鮎川哲也『ペトロフ事件』

ペトロフ事件 鬼貫警部事件簿―鮎川哲也コレクション (光文社文庫)
ペトロフ事件

大連郊外の夏家河子で、ロシア人富豪イワン・ペトロフが射殺される事件が起こった。彼の莫大な遺産を受け取る3人の親類が容疑者と目された。しかし甥のアントンは犯行推定時刻には列車に乗っており、目撃者も多数見つかった。その従兄のニコライは犯行現場から遠く離れた農家を訪問しており、その弟のアレクサンドルは婚約者とともに旅行に出ていた。3人が3人とも動機は十分ながら、強固なアリバイをそろって持っている。鬼貫警部は、果たして犯人のアリバイを破ることが出来るのか?

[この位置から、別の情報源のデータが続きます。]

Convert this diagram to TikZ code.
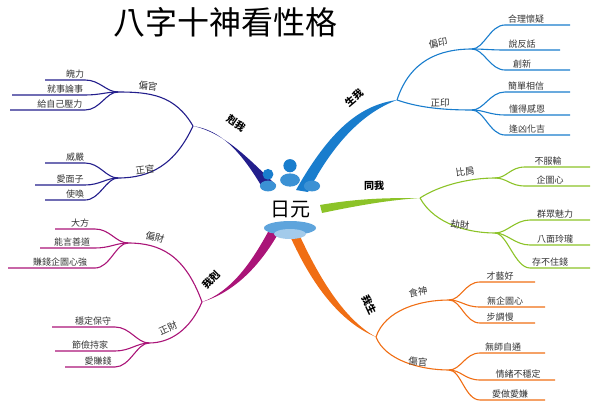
\documentclass[tikz,border=0pt]{standalone}
\usepackage{fontspec}
\setmainfont{Noto Sans CJK TC}
\begin{document}
\begin{tikzpicture}[x=1pt,y=-1pt,
  leaf/.style={font=\fontsize{9}{10}\selectfont, text=black!80, anchor=south, inner sep=1.5pt},
  mid/.style={font=\fontsize{9.5}{10}\selectfont, text=black!80, inner sep=1pt},
  main/.style={font=\bfseries\fontsize{10}{11}\selectfont, inner sep=1pt},
  br/.style={line width=1.1pt}]
\definecolor{cpu}{RGB}{35,30,140}
\definecolor{cpk}{RGB}{170,20,120}
\definecolor{cbl}{RGB}{25,125,205}
\definecolor{cgr}{RGB}{140,195,40}
\definecolor{cor}{RGB}{240,110,20}
\useasboundingbox (0,0) rectangle (600,415);
\node[font=\fontsize{32}{34}\selectfont] (title) at (225,22) {八字十神看性格};
% thick branches
\coordinate (kw) at (193,126);
\coordinate (wk) at (202,302);
\coordinate (sw) at (397,100);
\coordinate (tw) at (420,198);
\coordinate (ws) at (376,337);
\fill[cpu] (262,187) .. controls (240,150) and (220,130) .. (kw) .. controls (225,133) and (250,160) .. (276,185) -- cycle;
\fill[cpk] (268,232) .. controls (250,265) and (230,292) .. (wk) .. controls (235,292) and (260,265) .. (278,234) -- cycle;
\fill[cbl] (296,190) .. controls (330,130) and (360,105) .. (sw) .. controls (365,112) and (335,140) .. (308,192) -- cycle;
\fill[cgr] (320,205) .. controls (360,198) and (390,198) .. (tw) .. controls (390,200) and (360,205) .. (322,213) -- cycle;
\fill[cor] (298,232) .. controls (320,280) and (345,320) .. (ws) .. controls (340,322) and (312,285) .. (290,236) -- cycle;
% center
\fill[cbl!70] (290,228) ellipse (26 and 7);
\fill[cbl!40] (290,234) ellipse (16 and 5);
\foreach \x/\y/\s in {268/186/0.9,290/180/1.1,312/186/0.9}{
  \fill[cbl!85] (\x,\y) ellipse ({9*\s} and {6*\s});
  \fill[cbl] (\x,{\y-13*\s}) circle ({6*\s});}
\node[font=\fontsize{20}{22}\selectfont, fill=white, inner sep=1pt] (root) at (290,210) {日元};
\node[main, rotate=-35] (lkw) at (236,123) {剋我};
\node[main, rotate=45] (lwk) at (211,280) {我剋};
\node[main, rotate=40] (lsw) at (354,98) {生我};
\node[main] (ltw) at (374,186) {同我};
\node[main, rotate=-65] (lws) at (369,305) {我生};
% sub junctions
\coordinate (pg) at (118,92); \coordinate (zg) at (118,178);
\coordinate (pc) at (128,243); \coordinate (zc) at (149,343);
\coordinate (py) at (472,49); \coordinate (zy) at (472,110);
\coordinate (bj) at (495,178); \coordinate (jc) at (495,233);
\coordinate (ss) at (449,300); \coordinate (sg) at (449,370);
\draw[cpu,br] (kw) .. controls (175,95) and (150,92) .. (pg);
\draw[cpu,br] (kw) .. controls (175,165) and (150,178) .. (zg);
\draw[cpk,br] (wk) .. controls (185,255) and (160,243) .. (pc);
\draw[cpk,br] (wk) .. controls (190,330) and (170,343) .. (zc);
\draw[cbl,br] (sw) .. controls (410,60) and (440,49) .. (py);
\draw[cbl,br] (sw) .. controls (420,108) and (445,110) .. (zy);
\draw[cgr,br] (tw) .. controls (440,185) and (470,178) .. (bj);
\draw[cgr,br] (tw) .. controls (435,225) and (470,233) .. (jc);
\draw[cor,br] (ws) .. controls (385,310) and (420,300) .. (ss);
\draw[cor,br] (ws) .. controls (385,360) and (420,370) .. (sg);
\node[mid, rotate=-8] (tpg) at (148,86) {偏官};
\node[mid, rotate=8] (tzg) at (145,170) {正官};
\node[mid, rotate=-15] (tpc) at (155,237) {偏財};
\node[mid, rotate=25] (tzc) at (168,328) {正財};
\node[mid, rotate=10] (tpy) at (438,43) {偏印};
\node[mid] (tzy) at (440,103) {正印};
\node[mid, rotate=8] (tbj) at (465,172) {比肩};
\node[mid, rotate=-5] (tjc) at (460,225) {劫財};
\node[mid, rotate=10] (tss) at (418,292) {食神};
\node[mid, rotate=-5] (tsg) at (418,362) {傷官};
\foreach \j/\a/\b/\y/\c in {
 pg/85/45/80/cpu, pg/85/12/95/cpu, pg/85/10/110/cpu,
 zg/85/45/163/cpu, zg/85/35/185/cpu, zg/85/45/200/cpu,
 pc/95/55/229/cpk, pc/95/40/248/cpk, pc/95/8/268/cpk,
 zc/115/52/327/cpk, zc/115/55/351/cpk, zc/115/65/367/cpk}
{\draw[\c,br] (\j) .. controls +(-12,0) and (\a+15,\y) .. (\a,\y) -- (\b,\y);}
\foreach \j/\a/\b/\y/\c in {
 py/505/570/25/cbl, py/505/560/50/cbl, py/505/570/70/cbl,
 zy/505/570/92/cbl, zy/505/570/115/cbl, zy/505/570/135/cbl,
 bj/525/590/167/cgr, bj/525/590/186/cgr,
 jc/530/590/220/cgr, jc/530/590/245/cgr, jc/530/590/268/cgr,
 ss/480/535/282/cor, ss/480/545/307/cor, ss/480/535/323/cor,
 sg/480/545/353/cor, sg/480/555/380/cor, sg/480/545/400/cor}
{\draw[\c,br] (\j) .. controls +(12,0) and (\a-15,\y) .. (\a,\y) -- (\b,\y);}
\foreach \x/\y/\t in {75/80/魄力,65/95/就事論事,60/110/給自己壓力,75/163/威嚴,70/185/愛面子,75/200/使喚,
 80/229/大方,72/248/能言善道,60/268/賺錢企圖心強,93/327/穩定保守,90/351/節儉持家,98/367/愛賺錢,
 526/25/合理懷疑,522/50/說反話,522/70/創新,526/92/簡單相信,527/115/懂得感恩,527/135/逢凶化吉,
 548/167/不服輸,550/186/企圖心,555/220/群眾魅力,555/245/八面玲瓏,550/268/存不住錢,
 500/282/才藝好,505/307/無企圖心,500/323/步調慢,503/353/無師自通,518/380/情緒不穩定,510/400/愛做愛嫌}
{\node[leaf] at (\x,\y) {\t};}
\end{tikzpicture}
\end{document}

鮎川哲也のデビュー長編。そして鬼貫警部初登場にして満州を舞台にした正統派のアリバイ・ミステリー。実際の時刻表を用いたアリバイ・トリックはもちろん、トリッキーな仕掛けもあり、鮎川哲也の原点といえましょう。
時刻表の仕掛け自体は、しばらくにらめっこしていたらすぐに分かりました。ヒント出しすぎです。しかし全体的にとても楽しめる小説でした。